The job isn’t to excavate truth; it’s to stabilise the paperwork. If a victim needs justice but a file needs tidying, the file wins. The review asks, in effect, “Can this be made to look reasonable?” and not “Is this actually right?”
Think of it as the old boys marking their own homework — only this time the invigilator’s brother runs the marking service and he’s still wearing the school tie.
No fresh evidence, no witnesses — just a desk-based plausibility test.
Reputation management, not remedy.
If Professional Standards were part of the problem, why are professional-standards lifers now sold as the solution?
Transparency: Batteries Not Included
Welcome to the information vending machine: insert FOI, receive “commercially sensitive” by return. The two magic spells are s43(2) (abracadabra: trade secrets) and s36(2)(c) (it would harm the conduct of public affairs). Say the words slowly and — poof — your public interest vanishes in a puff of black marker.
And when the watchdog finally prises the lid off, what tumbles out? Not nuclear codes — boilerplate GDPR clauses and a contract spec with half the nouns coloured in. The message is unmistakable: the public may pay for the system, but the public may not see how the system works.

In this carousel, transparency arrives like an ambulance in rural Shropshire: late, begrudging, and missing half the kit. You ask who gets your data, on what legal basis, for how long; who signs, who pays, how much per-case; the uphold rate, the overturn rate, the remedies used. You get a soothing paragraph and a PDF that’s had an argument with a black felt tip pen.
Publish, or stop pretending:
The full contract, unredacted (spare us only bank details).
The Data-Sharing Agreement and processing schedule (who, what, why, how long).
The per-review fee table and monthly totals.
Volumes, timeliness, uphold/overturn rates, and the remedy breakdown.
The reviewer instructions/criteria and quality-assurance checks.
Retention, audit logs, destruction policy for citizen data.
Rule of thumb: transparency you have to litigate for is not transparency. It’s reputational management with stationery.
The Democratic Swindle (with Complimentary Remedies)

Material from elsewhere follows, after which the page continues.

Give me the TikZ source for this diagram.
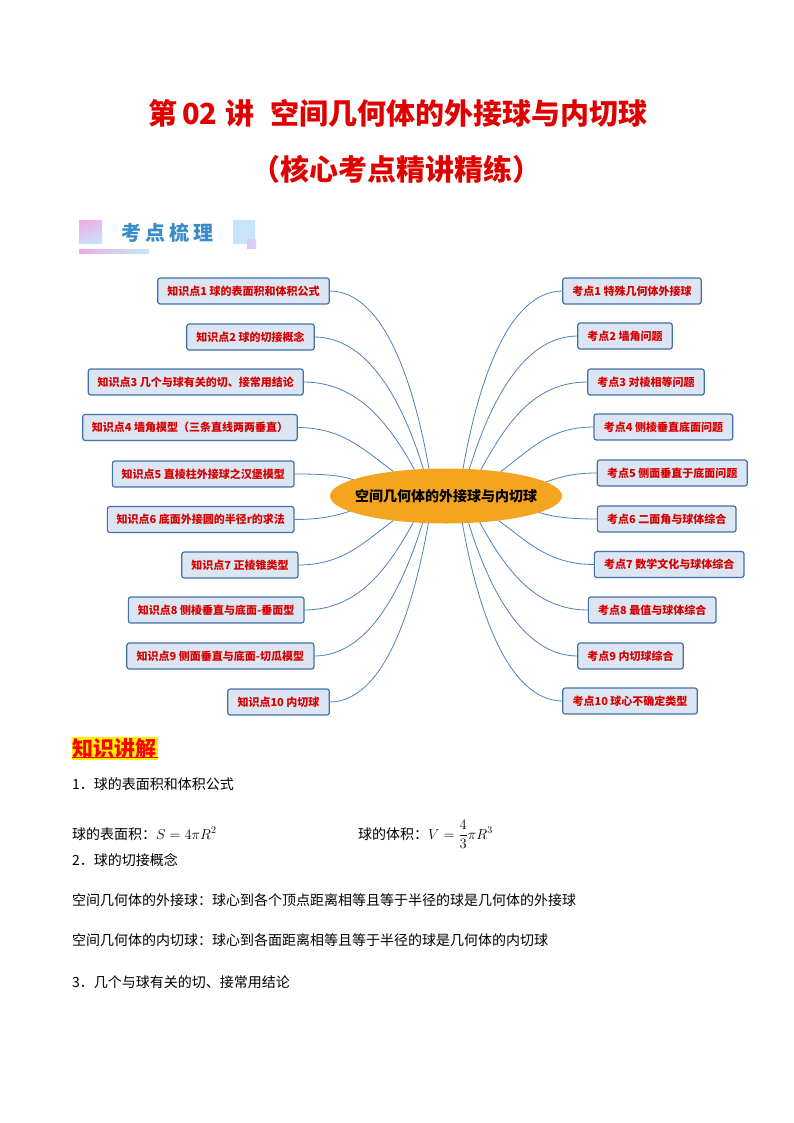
\documentclass[tikz,border=0pt]{standalone}
\usepackage{fontspec}
\setmainfont{Noto Sans CJK SC}
\usetikzlibrary{shapes.geometric,shadings}
\definecolor{boxfill}{RGB}{220,230,242}
\definecolor{boxline}{RGB}{65,113,170}
\definecolor{boxtext}{RGB}{215,0,0}
\definecolor{linkc}{RGB}{79,129,189}
\definecolor{hubc}{RGB}{243,165,32}
\definecolor{titlered}{RGB}{225,0,0}
\definecolor{headblue}{RGB}{56,140,200}
\definecolor{pinkA}{RGB}{240,170,225}
\definecolor{pinkB}{RGB}{228,190,238}
\definecolor{blueA}{RGB}{210,215,245}
\definecolor{blueB}{RGB}{195,230,248}
\definecolor{sqblue}{RGB}{200,228,248}
\definecolor{sqpink}{RGB}{232,195,242}
\definecolor{barcyan}{RGB}{195,235,245}
\begin{document}
\begin{tikzpicture}[x=1pt,y=-1pt,
  kbox/.style={draw=boxline, line width=1.2pt, fill=boxfill, rounded corners=2.5pt,
    minimum height=26pt, inner sep=0pt, outer sep=0pt, text=boxtext,
    font=\fontsize{11}{13}\selectfont\bfseries},
  link/.style={draw=linkc, line width=0.8pt},
  body/.style={anchor=base west, inner sep=0pt, font=\fontsize{14}{16}\selectfont},
  titletext/.style={anchor=base, inner sep=0pt, text=titlered, font=\fontsize{29}{32}\selectfont\bfseries}]
\useasboundingbox (0,0) rectangle (794,1123);
\fill[white] (0,0) rectangle (794,1123);

% title
\node[titletext] (t1) at (398,125) {第\hspace{5pt}02\hspace{8pt}讲\hspace{16pt}空间几何体的外接球与内切球};
\node[titletext] (t2) at (396,181) {（核心考点精讲精练）};

% header
\shade[upper left=pinkA, upper right=pinkB, lower left=blueA, lower right=blueB] (79,221) rectangle (102,243);
\node[inner sep=0pt, text=headblue, font=\fontsize{20}{22}\selectfont\bfseries] (head) at (167.5,233) {考\hspace{4pt}点\hspace{4pt}梳\hspace{4pt}理};
\shade[upper left=sqblue, upper right=sqblue, lower left=sqblue, lower right=blueB] (233,221) rectangle (255,243);
\shade[left color=sqpink, right color=blueA] (247,239) rectangle (256,248);
\shade[left color=pinkA, right color=barcyan] (79,249) rectangle (149,253);

% hub
\node[ellipse, fill=hubc, minimum width=232pt, minimum height=55pt, inner sep=0pt, outer sep=0pt,
  font=\fontsize{14}{16}\selectfont\bfseries] (hub) at (446,496) {\makebox[0pt][c]{空间几何体的外接球与内切球}};

% left boxes
\foreach \i/\cx/\cy/\w/\t in {
  1/243.5/291/171.6/{知识点1 球的表面积和体积公式},
  2/250.5/337/127.6/{知识点2 球的切接概念},
  3/195.8/382/215/{知识点3 几个与球有关的切、接常用结论},
  4/190/427.5/214.6/{知识点4 墙角模型（三条直线两两垂直）},
  5/203.2/474/181.7/{知识点5 直棱柱外接球之汉堡模型},
  6/200.7/519.5/186.7/{知识点6 底面外接圆的半径r的求法},
  7/239.9/565/116.3/{知识点7 正棱锥类型},
  8/216.2/610/175.7/{知识点8 侧棱垂直与底面-垂面型},
  9/220.4/656/187.3/{知识点9 侧面垂直与底面-切瓜模型},
  10/278.5/702/101.6/{知识点10 内切球}}
  {\node[kbox, minimum width=\w pt] (L\i) at (\cx,\cy) {\t};}

% right boxes
\foreach \i/\cx/\cy/\w/\t in {
  1/632/291/138.6/{考点1 特殊几何体外接球},
  2/625/336/94.6/{考点2 墙角问题},
  3/646/382/116.6/{考点3 对棱相等问题},
  4/663.4/427/138.7/{考点4 侧棱垂直底面问题},
  5/672.3/473/150/{考点5 侧面垂直于底面问题},
  6/666.7/519/138.7/{考点6 二面角与球体综合},
  7/669.2/564.5/149.7/{考点7 数学文化与球体综合},
  8/652.2/610/127.7/{考点8 最值与球体综合},
  9/630.5/656/105.6/{考点9 内切球综合},
  10/630/701/134.6/{考点10 球心不确定类型}}
  {\node[kbox, minimum width=\w pt] (R\i) at (\cx,\cy) {\t};}

% left links
\foreach \i/\a/\ax/\ay/\bx/\by in {
  1/122.7/55/0/-15/-85,
  2/130.6/55/0/-20/-65,
  3/140.5/55/0/-25/-45,
  4/155/45/0/-30/-22,
  5/170.8/25/0/-15/-5,
  6/189.2/25/0/-15/5,
  7/205/45/0/-30/22,
  8/219.5/55/0/-25/45,
  9/229.4/55/0/-20/65,
  10/237.3/55/0/-15/85}
  {\draw[link] (L\i.east) .. controls +(\ax,\ay) and +(\bx,\by) .. (hub.\a);}

% right links
\foreach \i/\a/\ax/\ay/\bx/\by in {
  1/58.7/-55/0/15/-85,
  2/49.4/-55/0/20/-65,
  3/37.9/-55/0/25/-45,
  4/24.9/-45/0/30/-22,
  5/8/-25/0/15/-5,
  6/350.8/-25/0/15/5,
  7/335/-45/0/30/22,
  8/322/-55/0/25/45,
  9/310.6/-55/0/20/65,
  10/301.3/-55/0/15/85}
  {\draw[link] (R\i.west) .. controls +(\ax,\ay) and +(\bx,\by) .. (hub.\a);}

% knowledge section
\node[fill=yellow, minimum width=86pt, minimum height=23.3pt, inner sep=0pt, text=red,
  font=\fontsize{21}{23}\selectfont\bfseries] (zs) at (114.7,748.3) {知识讲解};
\draw[red, line width=0.9pt] ([yshift=2.5pt]zs.south west) -- ([yshift=2.5pt]zs.south east);

\node[body] (p1) at (72,789) {1．球的表面积和体积公式};
\node[body] (p2) at (72,839) {球的表面积：$S=4\pi R^2$};
\node[body] (p3) at (358,839) {球的体积：$V=\displaystyle\frac{4}{3}\pi R^3$};
\node[body] (p4) at (72,865) {2．球的切接概念};
\node[body] (p5) at (72,905) {空间几何体的外接球：球心到各个顶点距离相等且等于半径的球是几何体的外接球};
\node[body] (p6) at (72,945) {空间几何体的内切球：球心到各面距离相等且等于半径的球是几何体的内切球};
\node[body] (p7) at (72,987) {3．几个与球有关的切、接常用结论};
\end{tikzpicture}
\end{document}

Here’s the trick: PCCs were sold as putting you in charge; what you actually got is a pantomime courtroom. The villain plays the judge, the chorus chants “reasonable and proportionate”, and every time you shout “Oh no it isn’t,” the script replies “Oh yes it is.” The “independent” decision is ghost-written by consultants from the same professional guild as the original investigators and signed off by a politician’s office that calls this accountability.
Turnout that wouldn’t satisfy a village fête becomes a licence to manage perception; procurement converts it into a paid service to manage you.
If justice were the point, outcomes would change. Here, only the script does. The curtain falls; nothing moves except the scenery. The door marked closure is a revolving one.
Fix It — or Stop Pretending
Publish everything: contracts, per-case fees, volumes, turnaround, uphold rates, and full reasons where decisions are changed.
Real independence: reviewers with no professional allegiance to police PSDs, with powers to seek further evidence and test competing accounts.
A proper remedy: where the original investigation is plainly poor, require a fresh investigation outside the original chain — not a reflective shrug.
Or admit the truth. This isn’t oversight; it’s theatre. A carousel of paperwork spun by alumni of the same guild, sold as independence, signed off by a politician with a slogan. If PCCs can’t deliver justice, then stop charging the public admission for this ride. Pull down the tent, sack the ringmaster, and build an oversight body that actually answers to the people — not the profession. Until then, the Complaints Carousel keeps turning, fuelled by your frustration and funded by your taxes.

You need to publish a book on this very subject.